We have been inundated recently with fine new CDs, so many that I fear we won’t be able to mention them all. It’s always fun to discover new artists (especially younger musicians), and to hear the releases from major labels, but it is a special treat when we can showcase deserving new projects from folks in our part of southwest Virginia (regional pride, and all that).
The Bluegrass Brothers have a long tradition in this area, going back well before they went full-time and started touring nationally a few years ago. The group was founded by brothers Victor and Robert Dowdy in 1989, who performed together until earlier this year when Robert left the group for a job in Roanoke with the railroad.

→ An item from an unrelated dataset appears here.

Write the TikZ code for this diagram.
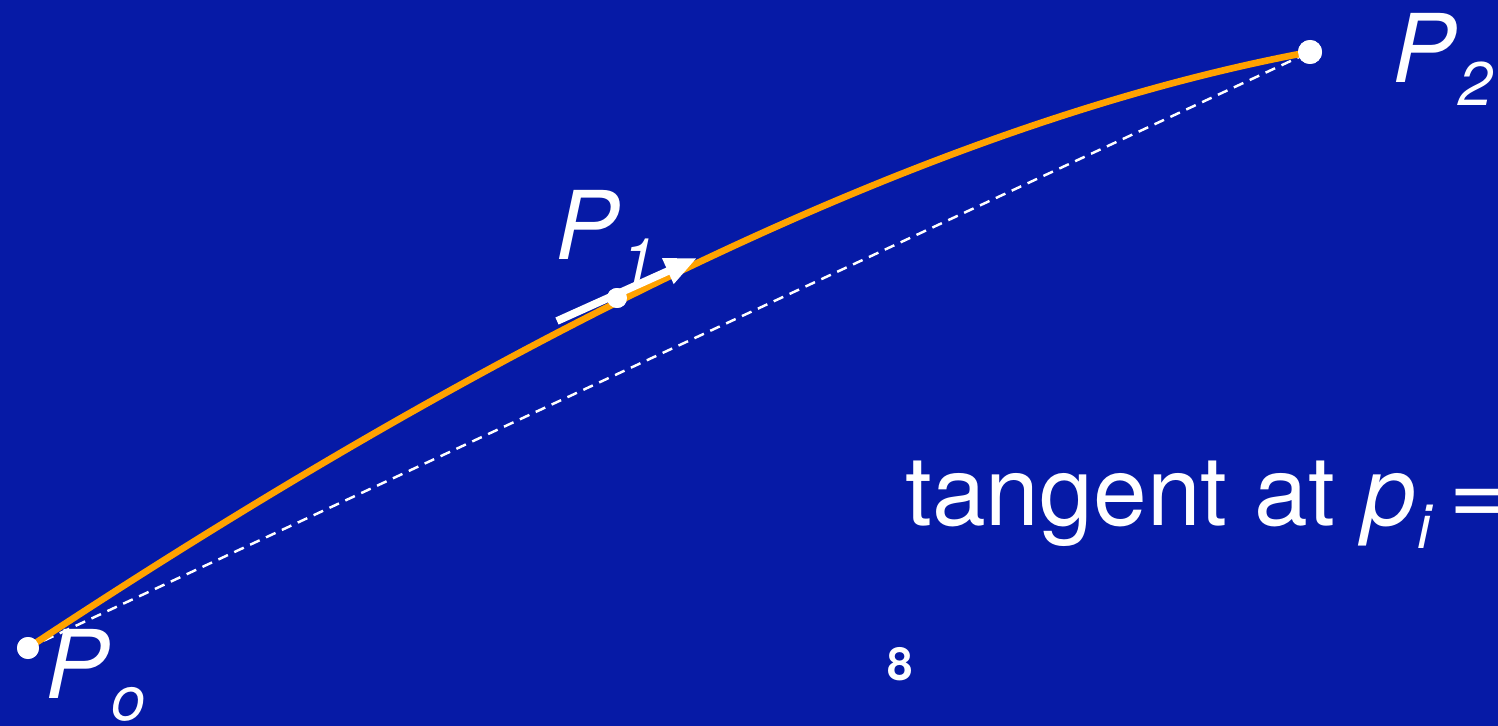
\documentclass[tikz,border=0pt]{standalone}
\usepackage{fontspec}
\setmainfont{TeX Gyre Heros}
\usetikzlibrary{arrows.meta,calc}
\definecolor{slideblue}{HTML}{061AA6}
\definecolor{curveorange}{HTML}{FFA200}
\newcommand\ptlabel[2]{\textit{#1}\kern1pt\raisebox{-0.24em}{\fontsize{35}{35}\selectfont\textit{#2}}}

\begin{document}
\begin{tikzpicture}[x=0.02cm,y=-0.02cm,
      dot/.style={circle,fill=white,inner sep=0pt},
      lbl/.style={anchor=base west,inner sep=0pt,text=white,font=\fontsize{54}{60}\selectfont},
      chord/.style={draw=white,line width=1.4pt,dash pattern=on 0.21cm off 0.14cm},
      curve/.style={draw=curveorange,line width=3.8pt},
      tanarr/.style={-{Triangle[length=0.64cm,width=0.52cm]},draw=white,fill=white,line width=4.4pt}]
    \fill[slideblue] (0,0) rectangle (1498,726);
    \clip (0,0) rectangle (1498,726);
    \coordinate (ctrl) at (781,150);
    \coordinate (tanfrom) at (557,321);
    \coordinate (tanto) at (697,258);
    \node[dot,minimum size=0.44cm] (p0) at (28,648) {};
    \node[dot,minimum size=0.4cm] (p1) at (617,298) {};
    \node[dot,minimum size=0.48cm] (p2) at (1310,52) {};
    \draw[chord] (p0.center) -- (p2.center);
    \draw[curve] (p0.center) .. controls ($(p0.center)!2/3!(ctrl)$) and ($(p2.center)!2/3!(ctrl)$) .. (p2.center);
    \draw[tanarr] (tanfrom) -- (tanto);
    \node[dot,minimum size=0.44cm] at (p0) {};
    \node[dot,minimum size=0.4cm] at (p1) {};
    \node[dot,minimum size=0.48cm] at (p2) {};
    \node[lbl] (lp0) at (45,698) {\ptlabel{P}{o}};
    \node[lbl] (lp1) at (555,260) {\ptlabel{P}{1}};
    \node[lbl] (lp2) at (1392,83) {\ptlabel{P}{2}};
    \node[lbl,font=\fontsize{55}{60}\selectfont] (tangent) at (905,525) {tangent at \ptlabel{p}{i}\,=};
    \node[text=white,inner sep=0pt,font=\bfseries\fontsize{26}{28}\selectfont] (pagenum) at (900,664) {8};
  \end{tikzpicture}
\end{document}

But the “bluegrass brothers” legacy lives on, as Victor’s sons Steven and Donald are also members of the band. Steven is on guitar and Donald mandolin, with Brandon Farley on banjo and original member Billy Hurt on fiddle. Dad plays bass, and all of the Dowdys contribute vocally.
Victor is a true old time, mountain style bluegrass singer, in the same mold that was used to create James King and Junior Sisk (another southwest Virginian!). Some of the edges may be rough, but the soulfulness is powerful – and unmistakable – with comparisons to Ralph Stanley nearly unavoidable.
Singing is clearly a trait that has been passed to his sons, and their trios have both the family blend and the unpolished sheen of the early Stanley Brothers recordings. They have an honesty and authenticity that you don’t learn in school.
Donald, the youngest of the brothers, really shines on this album. He has come into his own as a bluegrass singer at age 23, as evidenced by the opening and title track. As the saying goes, if you don’t like this, you don’t like bluegrass!
So Long: [http://traffic.libsyn.com/thegrasscast/so_long.mp3]
Pops gets his turn as well with a perennial Bluegrass Brothers live show favorite, Sugar Hill – which also features the wicked fiddling of Billy Hurt, who is underused on this recording.
Sugar Hill: [http://traffic.libsyn.com/thegrasscast/sugar_hill.mp3]
Is there a cooler lyric in old time music than “If you want to get your eye knocked out, if you want to get your thrill?” I didn’t think so.